Property, too, was a factor both from the perspective of it being a safe and reliable asset class, as well as the fear of being locked out of the market. This should be a potential red flag for advisers. The association concurs. One-stop property shops that urge clients to establish an SMSF to buy properties via gearing, that is, limited recourse borrowing arrangements (LRBA), that are often off the plan and in a different state is one common strategy that can end in tears.

Specialist advisers who have their clients’ best interests at heart need to be cognisant of many factors when property is cited as the primary reason to setting up an SMSF. Issues that need addressing include the needs and circumstances of the fund’s members; does it involve an LRBA; high upfront costs of buying property; ability to repay the loan, especially if the unexpected happens; how the client’s retirement will be funded by the property investment; can the property be sold quickly; and what if the property can’t be rented for a period.

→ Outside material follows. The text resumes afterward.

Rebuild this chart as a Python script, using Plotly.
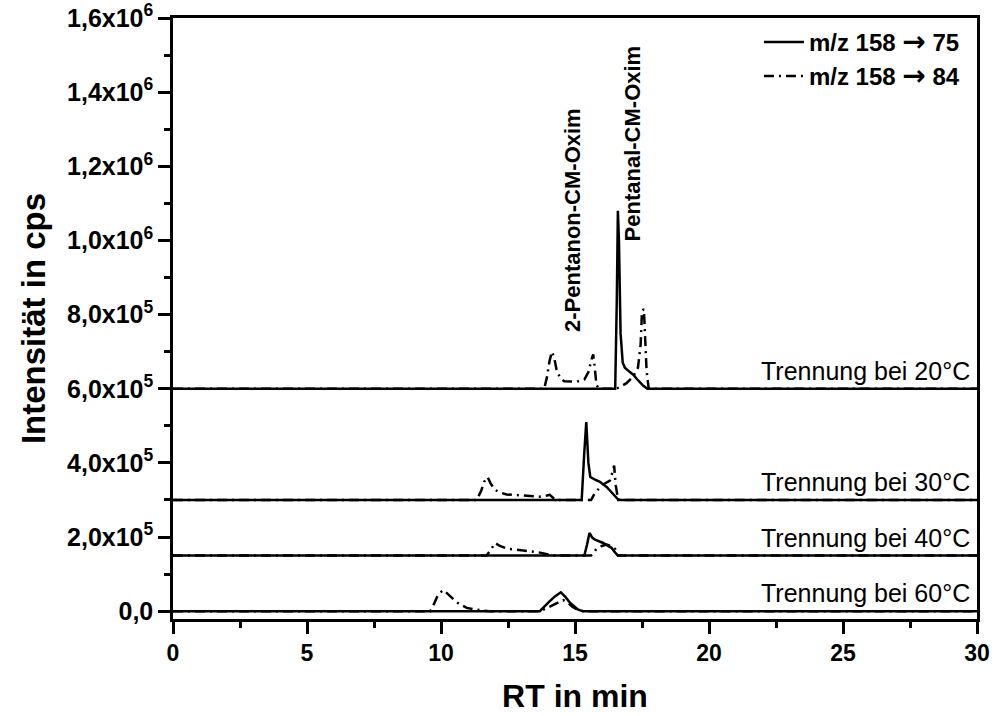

All these questions are particularly relevant, especially when debt is involved. Although it’s still the association’s belief LRBAs have a role to play in a properly structured SMSF portfolio, having the necessary safeguards around this debt instrument is critical. For example, limiting the use of personal guarantees is one option the association supports.

But first and foremost with LRBAs it’s highly advisable to have advisers who have specific SMSF qualifications to underpin their advice – a point specifically made in report 575. “Through this project, we have seen an unacceptable level of poor-quality advice despite the information and guidance … provided to the sector. We believe these results indicate a need to increase the education and training requirements for advice providers who provide personal advice on SMSFs,” the report says.

The report adds ASIC will be working with FASEA about a specific SMSF qualification for advice providers wishing to provide SMSF advice.

It is recognition by the regulator that SMSFs are complex vehicles that need to have access to high-quality and specialised advice. Higher standards of advice are, however, no panacea. No matter how well qualified, how experienced, how diligent, advisers can make mistakes. But by raising the bar, those mistakes can be minimised, which is essential when SMSFs have about $750 billion in funds under management and hold the retirement savings aspirations of about 1.1 million Australians.